As I’ve been traveling in the Great White North, Peppercommers have been contributing superb guest blogs day-after-day. Today’s comes from assistant extraordinare and Repman executive editor, Dandy Stevenson. As you’ll read, Dandy’s superior experience on a recent vacation underscores what I’ve been telling clients and prospects for years: bigger doesn’t mean better.
I got back to NYC on Saturday after a badly needed (is there any other kind) vacay in Naples FL. Stayed at La Playa Hotel and Spa, part of the Noble House group, and the only resort directly on the beach. They are accurately billed as being 33 steps from the beach; if you stay at the Waldorf you get to ride a tram to the beach. No thanks. I was not familiar with this collection of hotels, but the friend that recommended it is a real snob so I figured I would be okay. Turns out I was much more than just okay.
I’ve stayed at luxury resorts (Four Seasons, Ritz, et al) but this moderately sized property has an appeal and charm that actually made it more relaxing for me than the standard luxe resort. I could go on about the marble reception area, beautifully landscaped pools and cozy bathrobes but those things are pretty de rigueur and alone do not define a fine resort. It’s the service: first, last and always.
What made their service so outstanding, and actually, preferable to the big name luxury resorts? Four things, and not in any order…
1. Eye contact. Everyone from the bus boy to the front desk manager looked me directly in the eye when speaking to me. Think about how often someone in service will look in your direction, but not always squarely in the face for the entire conversation. It may seem small, but it makes you realize that at that moment, you are their only guest. Nothing else, no one else matters to that person. The bartender didn’t ask what I wanted while he wiped down the bar, or rinsed glasses. He stopped and gave me his full attention.
2. Sincere friendliness. I was spared the canned niceties. For example when I called the spa I didn’t hear, “It’s a beautiful day at Spa Terre and I thank you for considering our services; with whom to I have the pleasure of speaking?” I am never impressed by someone who memorized the Good Service Playbook. The staff at LaPlaya were real, genuine, and felt free to show their warmth in their own way. You knew the smile was real. I heard “Are you going to the beach today?” or “I hope we don’t get another thunderstorm.” There was friendly, but not familiar chatter with graciousness and even humor.
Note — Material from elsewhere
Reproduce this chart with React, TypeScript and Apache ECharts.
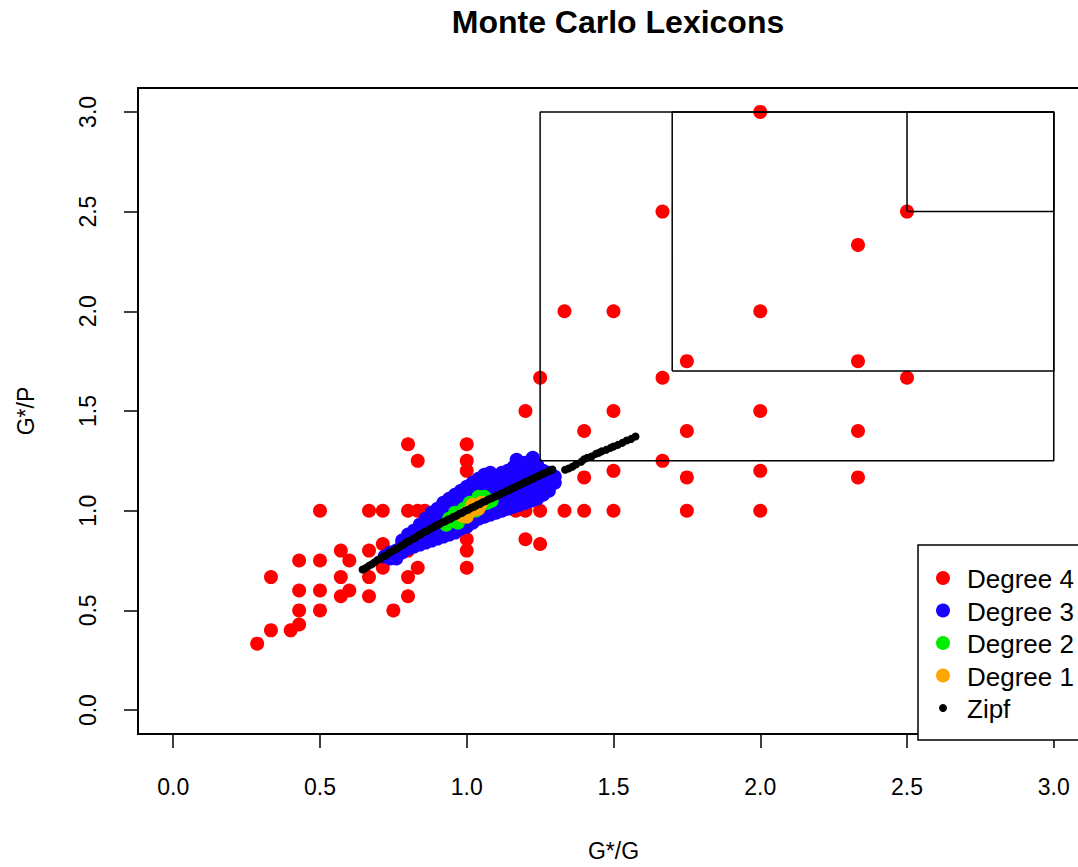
import React, { useEffect, useRef } from "react";
import * as echarts from "echarts";

const FONT = "'Liberation Sans', Arial, Helvetica, sans-serif";

const TITLE = "Monte Carlo Lexicons";
const X_NAME = "G*/G";
const Y_NAME = "G*/P";
const X_TICKS = [0, 0.5, 1, 1.5, 2, 2.5, 3];
const Y_TICKS = [0, 0.5, 1, 1.5, 2, 2.5, 3];

const SERIES_NAMES = ["Degree 4", "Degree 3", "Degree 2", "Degree 1", "Zipf"];
const SERIES_COLORS = ["#ff0000", "#1a00ff", "#00ee00", "#ffa500", "#000000"];

// Degree 4 (red)
const DEGREE4: number[][] = [
  [2.0, 3.0], [1.667, 2.5], [2.5, 2.5], [2.333, 2.333], [1.333, 2.0], [1.5, 2.0], [2.0, 2.0],
  [1.75, 1.75], [2.333, 1.75], [1.25, 1.667], [1.667, 1.667], [2.5, 1.667],
  [1.2, 1.5], [1.5, 1.5], [2.0, 1.5], [1.4, 1.4], [1.75, 1.4], [2.333, 1.4],
  [1.0, 1.333], [0.8, 1.333], [1.667, 1.25], [1.0, 1.25], [0.833, 1.25],
  [1.5, 1.2], [2.0, 1.2], [1.0, 1.2], [1.4, 1.167], [1.75, 1.167], [2.333, 1.167],
  [0.5, 1.0], [0.667, 1.0], [0.714, 1.0], [0.8, 1.0], [0.833, 1.0], [0.857, 1.0], [1.0, 1.0],
  [1.167, 1.0], [1.2, 1.0], [1.25, 1.0], [1.333, 1.0], [1.4, 1.0], [1.5, 1.0], [1.75, 1.0], [2.0, 1.0],
  [1.2, 0.857], [1.25, 0.833], [1.0, 0.857], [1.0, 0.8], [1.0, 0.714],
  [0.714, 0.833], [0.714, 0.714], [0.8, 0.8], [0.833, 0.714], [0.8, 0.667], [0.8, 0.571], [0.75, 0.5],
  [0.571, 0.8], [0.6, 0.75], [0.667, 0.8], [0.429, 0.75], [0.5, 0.75], [0.333, 0.667],
  [0.571, 0.667], [0.667, 0.667], [0.429, 0.6], [0.5, 0.6], [0.6, 0.6], [0.571, 0.571],
  [0.667, 0.571], [0.429, 0.5], [0.5, 0.5], [0.333, 0.4], [0.4, 0.4], [0.429, 0.429], [0.286, 0.333],
];

// Degree 3 (blue)
const DEGREE3: number[][] = [
  [0.72, 0.77],
  [0.74, 0.76], [0.74, 0.79],
  [0.76, 0.76], [0.76, 0.80],
  [0.78, 0.79], [0.78, 0.83], [0.78, 0.85],
  [0.80, 0.81], [0.80, 0.85], [0.80, 0.88],
  [0.82, 0.82], [0.82, 0.86], [0.82, 0.90],
  [0.84, 0.83], [0.84, 0.88], [0.84, 0.93],
  [0.86, 0.84], [0.86, 0.89], [0.86, 0.94], [0.86, 0.96],
  [0.88, 0.85], [0.88, 0.90], [0.88, 0.95], [0.88, 0.99],
  [0.90, 0.86], [0.90, 0.91], [0.90, 0.96], [0.90, 1.01],
  [0.92, 0.87], [0.92, 0.92], [0.92, 0.97], [0.92, 1.02], [0.92, 1.04],
  [0.94, 0.88], [0.94, 0.93], [0.94, 0.98], [0.94, 1.03], [0.94, 1.06],
  [0.96, 0.89], [0.96, 0.94], [0.96, 0.99], [0.96, 1.04], [0.96, 1.08],
  [0.98, 0.91], [0.98, 0.96], [0.98, 1.01], [0.98, 1.06], [0.98, 1.10],
  [1.00, 0.92], [1.00, 0.97], [1.00, 1.02], [1.00, 1.07], [1.00, 1.12],
  [1.02, 0.94], [1.02, 0.99], [1.02, 1.04], [1.02, 1.09], [1.02, 1.14],
  [1.04, 0.96], [1.04, 1.01], [1.04, 1.06], [1.04, 1.11], [1.04, 1.16],
  [1.06, 0.97], [1.06, 1.02], [1.06, 1.07], [1.06, 1.12], [1.06, 1.18],
  [1.08, 0.98], [1.08, 1.03], [1.08, 1.08], [1.08, 1.13], [1.08, 1.19],
  [1.10, 0.99], [1.10, 1.04], [1.10, 1.09], [1.10, 1.14], [1.10, 1.17],
  [1.12, 1.00], [1.12, 1.05], [1.12, 1.10], [1.12, 1.15], [1.12, 1.19],
  [1.14, 1.01], [1.14, 1.06], [1.14, 1.11], [1.14, 1.16], [1.14, 1.20],
  [1.16, 1.02], [1.16, 1.07], [1.16, 1.12], [1.16, 1.17], [1.16, 1.22],
  [1.17, 1.255],
  [1.18, 1.03], [1.18, 1.08], [1.18, 1.13], [1.18, 1.18], [1.18, 1.24],
  [1.20, 1.04], [1.20, 1.09], [1.20, 1.14], [1.20, 1.19], [1.20, 1.24],
  [1.22, 1.05], [1.22, 1.10], [1.22, 1.15], [1.22, 1.20], [1.22, 1.25],
  [1.225, 1.265],
  [1.24, 1.06], [1.24, 1.11], [1.24, 1.16], [1.24, 1.21], [1.24, 1.23],
  [1.26, 1.08], [1.26, 1.13], [1.26, 1.18], [1.26, 1.20],
  [1.28, 1.10], [1.28, 1.15], [1.28, 1.19],
  [1.30, 1.14], [1.30, 1.17],
];

// Degree 2 (green)
const DEGREE2: number[][] = [
  [0.93, 0.93], [0.94, 0.96], [0.95, 0.95], [0.97, 0.94], [0.96, 0.99], [0.98, 0.97],
  [0.99, 1.01], [1.00, 0.98], [1.01, 1.04], [1.03, 1.00], [1.02, 1.04], [1.04, 1.07],
  [1.05, 1.03], [1.06, 1.07], [1.07, 1.04], [1.085, 1.05],
];

// Degree 1 (orange)
const DEGREE1: number[][] = [
  [0.985, 0.975], [1.0, 0.97], [1.0, 0.99], [1.015, 1.0], [1.02, 1.03],
  [1.03, 1.02], [1.04, 1.01], [1.05, 1.04],
];

// Zipf (black)
const ZIPF: number[][] = [
  [0.645, 0.705], [0.655, 0.712], [0.665, 0.722], [0.675, 0.73], [0.685, 0.74], [0.695, 0.752],
  [0.705, 0.758], [0.715, 0.77], [0.725, 0.775], [0.735, 0.788], [0.745, 0.795], [0.755, 0.805],
  [0.765, 0.812], [0.775, 0.822], [0.785, 0.83], [0.795, 0.842], [0.805, 0.848], [0.815, 0.858],
  [0.825, 0.865], [0.835, 0.876], [0.845, 0.882], [0.855, 0.893], [0.865, 0.898], [0.875, 0.908],
  [0.885, 0.915], [0.895, 0.925], [0.905, 0.93], [0.915, 0.94], [0.925, 0.945], [0.935, 0.955],
  [0.945, 0.96], [0.955, 0.97], [0.965, 0.975], [0.975, 0.985], [0.985, 0.99], [0.995, 1.0],
  [1.005, 1.005], [1.015, 1.014], [1.025, 1.02], [1.035, 1.028], [1.045, 1.034], [1.055, 1.043],
  [1.065, 1.048], [1.075, 1.057], [1.085, 1.062], [1.095, 1.07], [1.105, 1.076], [1.115, 1.084],
  [1.125, 1.09], [1.135, 1.098], [1.145, 1.104], [1.155, 1.112], [1.165, 1.118], [1.175, 1.126],
  [1.185, 1.132], [1.195, 1.14], [1.205, 1.146], [1.215, 1.154], [1.225, 1.16], [1.235, 1.168],
  [1.245, 1.174], [1.255, 1.182], [1.265, 1.188], [1.275, 1.196], [1.285, 1.2], [1.292, 1.207],
  [1.335, 1.205], [1.347, 1.212], [1.36, 1.22], [1.372, 1.232], [1.39, 1.245], [1.40, 1.258],
  [1.41, 1.265], [1.425, 1.272], [1.44, 1.285], [1.45, 1.29], [1.46, 1.298], [1.475, 1.305],
  [1.49, 1.315], [1.5, 1.322], [1.515, 1.33], [1.53, 1.34], [1.545, 1.352], [1.56, 1.36], [1.575, 1.372],
];

// rectangles: [x0, y0, x1, y1]
const BOXES: number[][] = [
  [1.25, 1.25, 3.0, 3.0],
  [1.7, 1.7, 3.0, 3.0],
  [2.5, 2.5, 3.0, 3.0],
];

export default function App() {
  const ref = useRef<HTMLDivElement>(null);
  useEffect(() => {
    if (!ref.current) return;
    const chart = echarts.init(ref.current, undefined, { renderer: "svg" });
    const pointData = [DEGREE4, DEGREE3, DEGREE2, DEGREE1, ZIPF];
    const scatter = pointData.map((d, i) => ({
      type: "scatter",
      name: SERIES_NAMES[i],
      data: d,
      symbol: "circle",
      symbolSize: i === 4 ? 8 : 14,
      itemStyle: { color: SERIES_COLORS[i], opacity: 1 },
      silent: true,
      z: 2 + i,
    }));
    const boxes = BOXES.map((b) => ({
      type: "line",
      data: [[b[0], b[1]], [b[2], b[1]], [b[2], b[3]], [b[0], b[3]], [b[0], b[1]]],
      symbol: "none",
      lineStyle: { color: "#000", width: 1.5 },
      silent: true,
      z: 10,
    }));

    const legendTop = 545;
    const legendLeft = 918;
    const legendItems: any[] = [];
    SERIES_NAMES.forEach((n, i) => {
      const cy = 578 + i * 32.5;
      legendItems.push({
        type: "circle",
        shape: { cx: 943, cy, r: i === 4 ? 4 : 7 },
        style: { fill: SERIES_COLORS[i] },
        z: 20,
      });
      legendItems.push({
        type: "text",
        x: 967,
        y: cy + 1,
        style: {
          text: n,
          fill: "#000",
          font: `26px ${FONT}`,
          verticalAlign: "middle",
          align: "left",
        },
        z: 20,
      });
    });

    chart.setOption({
      animation: false,
      title: {
        text: TITLE,
        left: 613,
        top: 1,
        textAlign: "center",
        textStyle: { fontFamily: FONT, fontSize: 32, fontWeight: "bold", color: "#000" },
      },
      grid: {
        left: 138,
        top: 88,
        width: 951,
        height: 652,
        show: true,
        borderColor: "#000",
        borderWidth: 2,
        backgroundColor: "transparent",
      },
      xAxis: {
        type: "value",
        min: -0.12,
        max: 3.12,
        name: X_NAME,
        nameLocation: "middle",
        nameGap: 105,
        nameTextStyle: { fontFamily: FONT, fontSize: 23, color: "#000" },
        splitLine: { show: false },
        axisLine: { show: false, onZero: false },
        axisTick: { show: true, customValues: X_TICKS, length: 14, lineStyle: { color: "#000", width: 1.5 } },
        axisLabel: {
          customValues: X_TICKS,
          formatter: (v: number) => v.toFixed(1),
          fontFamily: FONT,
          fontSize: 23,
          color: "#000",
          margin: 41,
        },
      },
      yAxis: {
        type: "value",
        min: -0.12,
        max: 3.12,
        name: Y_NAME,
        nameLocation: "middle",
        nameRotate: 90,
        nameGap: 101,
        nameTextStyle: { fontFamily: FONT, fontSize: 23, color: "#000" },
        splitLine: { show: false },
        axisLine: { show: false, onZero: false },
        axisTick: { show: true, customValues: Y_TICKS, length: 14, lineStyle: { color: "#000", width: 1.5 } },
        axisLabel: {
          customValues: Y_TICKS,
          formatter: (v: number) => v.toFixed(1),
          rotate: 90,
          fontFamily: FONT,
          fontSize: 23,
          color: "#000",
          margin: 39,
        },
      },
      graphic: [
        {
          type: "rect",
          shape: { x: legendLeft, y: legendTop, width: 1089 - legendLeft, height: 740 - legendTop },
          style: { fill: "#fff", stroke: "#000", lineWidth: 1.5 },
          z: 19,
        },
        ...legendItems,
      ],
      series: [...scatter, ...boxes],
    });
    return () => chart.dispose();
  }, []);

  return (
    <div style={{ position: "fixed", left: 0, top: 0, width: 1078, height: 867, overflow: "hidden", background: "#fff" }}>
      <div ref={ref} style={{ width: 1100, height: 867 }} />
    </div>
  );
}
3. Non-invasive attention. I’ve been in hotels where the staff freezes in the hallway, stands back to the wall, eyes fixed straight ahead when you near them. It’s some variation on the treatment Queen Elizabeth gets and word is even SHE doesn’t like that much formality. It’s not comfortable. It doesn’t make me feel special. It makes me feel like I have a spotlight following me around, and that’s not relaxing. Instead, if I was walking towards a door a staff member was near they just quietly held the door for me, and gave me a smile. No big deal. I knew they were observing me, but they weren’t making a big deal out of it. My towel into fell into a puddle by the pool; someone brought me a clean one. No words exchanged. Just an unobtrusive rectification. I knew the staff was observant, but they were not overt.
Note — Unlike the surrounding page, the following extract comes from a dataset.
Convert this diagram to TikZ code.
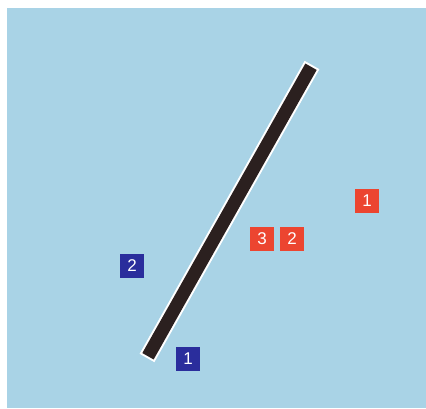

4. Efficiency. At breakfast, a server other than mine, noticed I was looking for my own. He didn’t say, “I’ll get your waiter,” but instead, “I’ll take care of you.” Within minutes my own server returned with my request. It was obvious that each member of each staff group (food and beverage, beach service, housekeeping, front desk) knew they were an important member of a team, and were ready to play any position.
Now let’s get to why I think they beat the big guys. They’re not big. (In fact they remind me of a certain mid-sized PR firm that was Ranked #1 Best Places to Work by Crain’s NY Business, 2012.) They’re nimble. They have the freedom to personalize their training to each property and group. I think they have instilled a confidence in their staff to give their own personal touch. And because the staff knows they are not one of thousands worldwide, they have a camaraderie and personal pride in their resort. They’re not choking on corporate rules, or afraid to let the staff members be actively involved in making it a premier resort.
Don’t mistake me. LaPlaya is not perfection. The food, while marvelous, was not four-star. The baths did not have a soaking tub and the in-room safe was inconveniently placed on a top closet self. And of course this grade of personal service is not universally foreign to the premiere properties. But I think attention should be paid when a relatively unknown brand competes successfully, and surpasses in some instances the big guys.
I’ve already eyed the other Noble House properties, and LaPlaya hasn’t seen the last of me.